Issues: 1. Reversal of credit for common input services related to taxable and exempted services. 2. Treatment of services provided to non-members as taxable or exempted. 3. Consideration of goods sold as exempted service for credit reversal calculations.
Analysis: 1. The applicant, operating holiday resorts, faced disputes regarding the reversal of credit for common input services used for both taxable and exempted services. The Revenue alleged inadequate credit reversal for the financial years 2008-09, 2009-10, and 2010-2011. Show cause notices were issued, resulting in confirmed amounts towards reversal of credit, along with demands for interest and penalties.
2. The first issue raised was the treatment of services provided to non-members as either taxable or exempted. Initially treated as exempted services, subsequent Departmental actions and Tribunal directions indicated a shift towards treating these services as taxable. The applicant sought to have these services considered taxable for the purpose of granting a stay.
3. The second major issue revolved around the treatment of goods sold, such as wine, foods, and beverages, as exempted services. The Department considered the sale of goods as exempted, while the applicant argued that only the margin of profit involved in trading should be considered for credit reversal calculations. Changes in rules and explanations over the years complicated the matter, with the applicant already having reversed a significant amount, exceeding the required reversal if certain services were treated as taxable.
4. The Revenue opposed the applicant's contentions, emphasizing that rules and explanations introduced in later years could not be retroactively applied to the period under consideration.

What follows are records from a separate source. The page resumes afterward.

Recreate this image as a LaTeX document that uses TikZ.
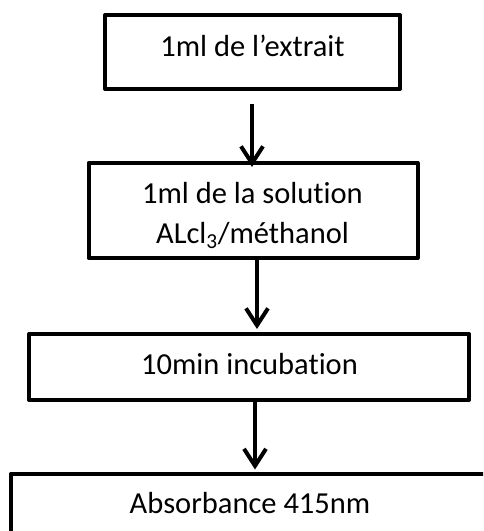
\documentclass[tikz,border=0pt]{standalone}
\usepackage{fontspec}
\setmainfont{Carlito}[Ligatures=NoCommon]
\usetikzlibrary{arrows.meta}
\begin{document}
\begin{tikzpicture}[x=1pt,y=-1pt,
  boxstyle/.style={draw=black,line width=4pt,line join=round,inner sep=0pt,fill=none},
  txt/.style={inner sep=0pt,anchor=base,font=\fontsize{30.5}{40}\selectfont,align=center},
  arr/.style={line width=4pt,-{Straight Barb[length=17pt,width=22pt,line width=4pt]}}]
\useasboundingbox (0,0) rectangle (483,531);
\clip (0,0) rectangle (483,531);
\node[boxstyle,minimum width=295pt,minimum height=74pt] (b1) at (252.5,52) {};
\node[boxstyle,minimum width=329pt,minimum height=95pt] (b2) at (253,210.5) {};
\node[boxstyle,minimum width=440pt,minimum height=66pt] (b3) at (249,367) {};
\node[boxstyle,minimum width=489pt,minimum height=87pt] (b4) at (255.5,517) {};
\node[txt] (t1) at (252.5,56) {1ml de l’extrait};
\node[txt] (t2) at (252.5,243) {1ml de la solution\\ALcl\textsubscript{3}/méthanol};
\node[txt] (t3) at (249.5,374) {10min incubation};
\node[txt] (t4) at (250,513) {Absorbance 415nm};
\draw[arr] ([xshift=-0.5pt,yshift=-13pt]b1.south) -- ([xshift=-1pt,yshift=-6pt]b2.north);
\draw[arr] ([xshift=4pt]b2.south) -- ([xshift=8pt,yshift=3pt]b3.north);
\draw[arr] ([xshift=6pt]b3.south) -- ([xshift=-0.5pt,yshift=2pt]b4.north);
\end{tikzpicture}
\end{document}
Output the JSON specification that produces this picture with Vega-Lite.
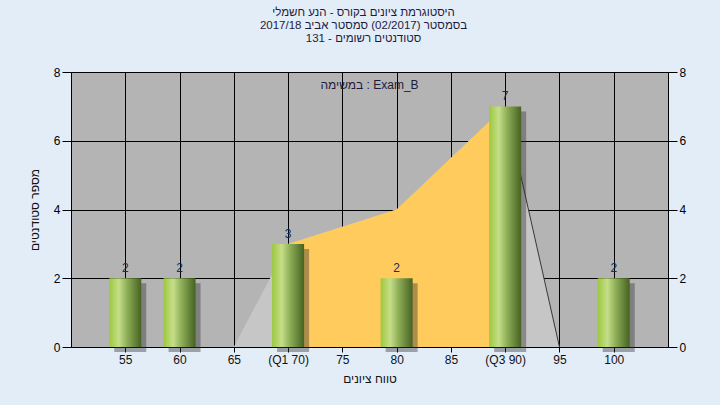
{
  "$schema": "https://vega.github.io/schema/vega-lite/v6.json",
  "width": 597,
  "height": 275,
  "autosize": {"type": "none"},
  "padding": {"left": 71, "top": 72, "right": 52, "bottom": 58},
  "background": "#e3edf8",
  "config": {
    "view": {"fill": "#b4b4b4", "stroke": "#000000", "strokeWidth": 1},
    "font": "Liberation Sans",
    "axis": {
      "gridColor": "#000000", "gridOpacity": 1, "gridWidth": 1,
      "domainColor": "#000000", "tickColor": "#000000",
      "labelColor": "#111111", "labelFontSize": 12, "labelFont": "Liberation Sans",
      "titleFontSize": 12, "titleFontWeight": "normal", "titleColor": "#111111", "titleFont": "Liberation Sans"
    }
  },
  "title": {
    "text": [
      "היסטוגרמת ציונים בקורס - הנע חשמלי",
      "בסמסטר  (02/2017)  סמסטר אביב 2017/18",
      "סטודנטים רשומים - 131"
    ],
    "fontSize": 11.5, "fontWeight": "normal", "color": "#1c1c3c",
    "lineHeight": 13, "offset": 22, "anchor": "middle", "dx": -6, "font": "Liberation Sans"
  },
  "datasets": {
    "bars": [
      {"score": 55, "n": 2}, {"score": 60, "n": 2}, {"score": 70, "n": 3},
      {"score": 80, "n": 2}, {"score": 90, "n": 7}, {"score": 100, "n": 2}
    ],
    "poly": [
      {"score": 65, "n": 0}, {"score": 70, "n": 3}, {"score": 80, "n": 4},
      {"score": 90, "n": 7}, {"score": 95, "n": 0}
    ],
    "note": [
      {"score": 77.5, "n": 7.62, "label": "במשימה : Exam_B"}
    ]
  },
  "encoding": {
    "x": {
      "field": "score", "type": "quantitative",
      "scale": {"domain": [50, 105], "nice": false, "zero": false, "padding": 0},
      "axis": {
        "values": [55, 60, 65, 70, 75, 80, 85, 90, 95, 100],
        "labelExpr": "datum.value == 70 ? '(Q1 70)' : datum.value == 90 ? '(Q3 90)' : datum.label",
        "grid": true, "tickSize": 5, "labelPadding": 2, "domain": false,
        "title": "טווח ציונים", "titlePadding": 8
      }
    },
    "y": {
      "field": "n", "type": "quantitative",
      "scale": {"domain": [0, 8], "nice": false, "padding": 0},
      "axis": null
    }
  },
  "layer": [
    {
      "data": {"name": "poly"},
      "mark": {"type": "area", "color": "#c6c6c6", "opacity": 1},
      "encoding": {
        "y": {
          "field": "n", "type": "quantitative",
          "scale": {"domain": [0, 8], "nice": false, "padding": 0},
          "axis": {"orient": "left", "values": [0, 2, 4, 6, 8], "grid": true, "tickSize": 9, "labelPadding": 2, "domain": false, "title": "מספר סטודנטים", "titlePadding": 12, "labelColor": "#000000"}
        }
      }
    },
    {
      "data": {"name": "poly"},
      "transform": [{"filter": "datum.score >= 70 && datum.score <= 90"}],
      "mark": {"type": "area", "color": "#ffcb5c", "opacity": 1}
    },
    {
      "data": {"name": "poly"},
      "transform": [{"filter": "datum.score >= 90"}],
      "mark": {"type": "line", "color": "#383838", "strokeWidth": 1}
    },
    {
      "data": {"name": "bars"},
      "mark": {"type": "bar", "width": 32, "xOffset": 5, "yOffset": 5, "color": "#303030", "opacity": 0.4}
    },
    {
      "data": {"name": "bars"},
      "mark": {
        "type": "bar", "width": 32,
        "color": {
          "gradient": "linear", "x1": 0, "y1": 0, "x2": 1, "y2": 0,
          "stops": [
            {"offset": 0, "color": "#9cc83c"},
            {"offset": 0.3, "color": "#c6de8a"},
            {"offset": 0.55, "color": "#8fb058"},
            {"offset": 1, "color": "#466222"}
          ]
        }
      },
      "encoding": {
        "y": {
          "field": "n", "type": "quantitative",
          "scale": {"domain": [0, 8], "nice": false, "padding": 0},
          "axis": {"orient": "right", "values": [0, 2, 4, 6, 8], "grid": false, "tickSize": 9, "labelPadding": 2, "domain": false, "title": null, "labelColor": "#000000"}
        }
      }
    },
    {
      "data": {"name": "bars"},
      "mark": {"type": "text", "baseline": "bottom", "dy": -3, "fontSize": 12, "color": "#1a2a5a", "font": "Liberation Sans"},
      "encoding": {"text": {"field": "n", "type": "quantitative"}}
    },
    {
      "data": {"name": "note"},
      "mark": {"type": "text", "fontSize": 12, "color": "#1c1c3c", "font": "Liberation Sans"},
      "encoding": {
        "text": {"field": "label", "type": "nominal"}
      }
    }
  ],
  "resolve": {"axis": {"y": "independent"}}
}
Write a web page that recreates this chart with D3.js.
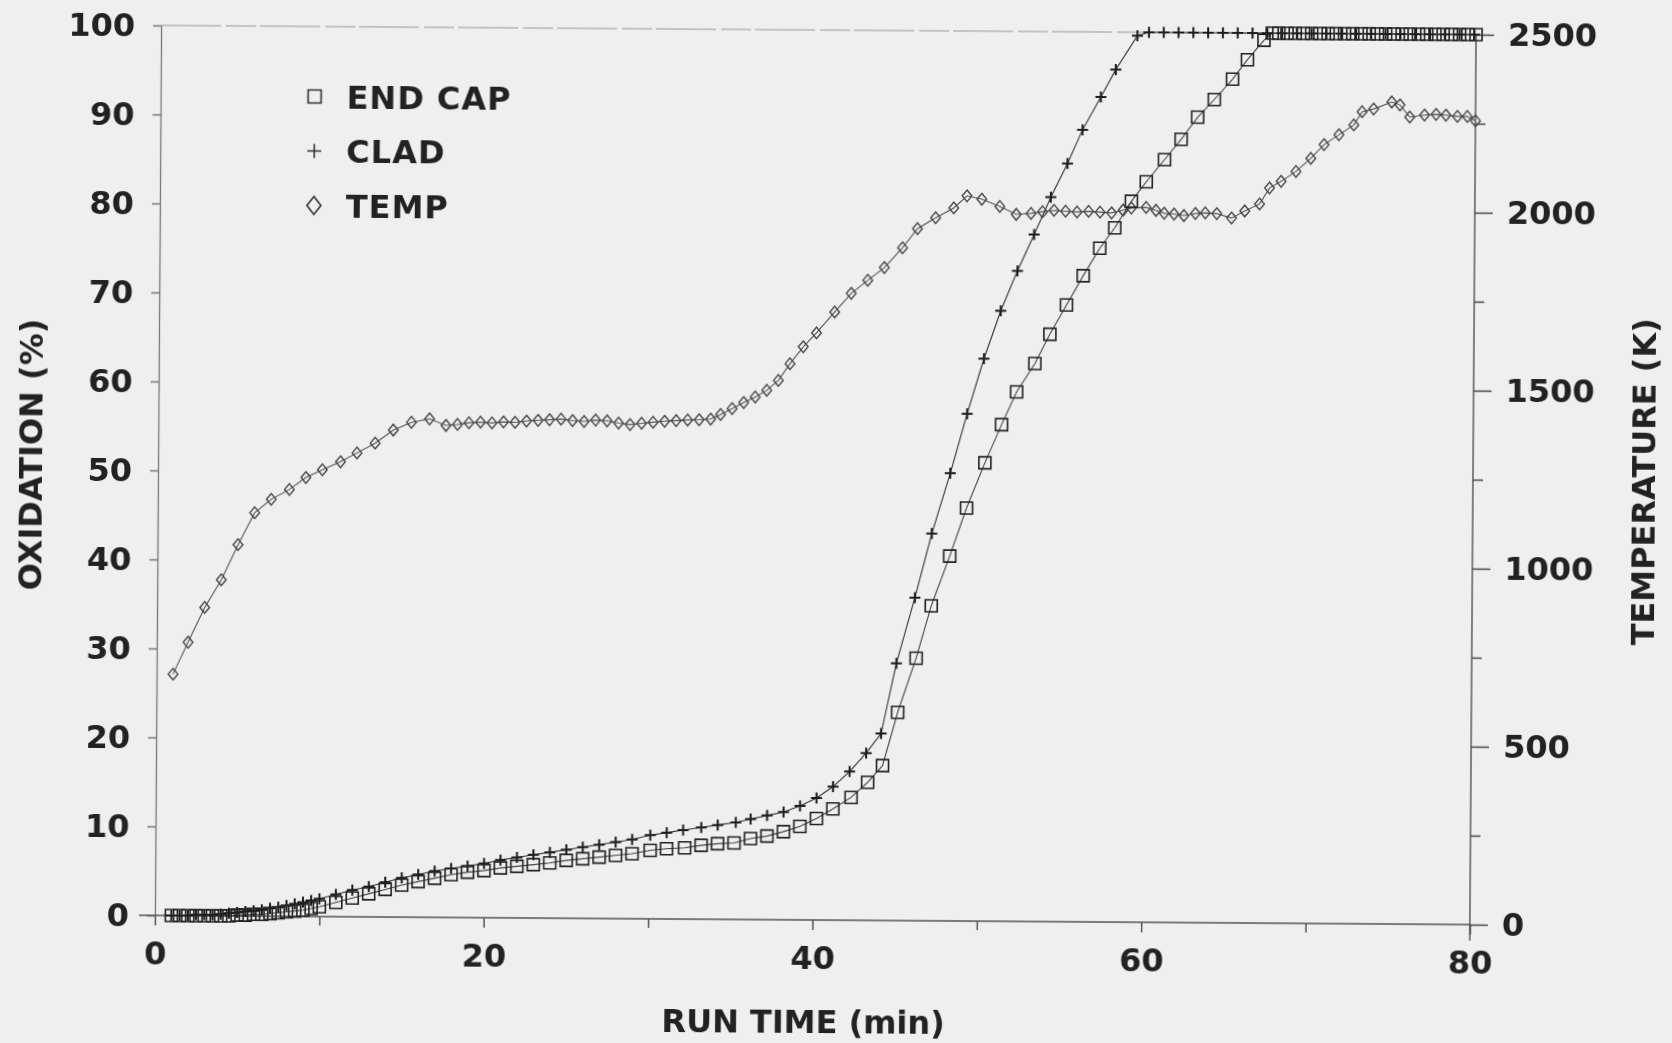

They highlighted potential disadvantages to compliant assesses if such retrospective application were allowed, citing relevant case law and reports from the jurisdictional Commissioner.
5. After considering arguments from both sides, the Tribunal found that the applicant had already reversed a substantial amount of disputed credit, deemed sufficient for the admission of the appeal. Consequently, the predeposit of the remaining dues was waived, and the collection stayed during the appeal's pendency, with the stay applications being allowed.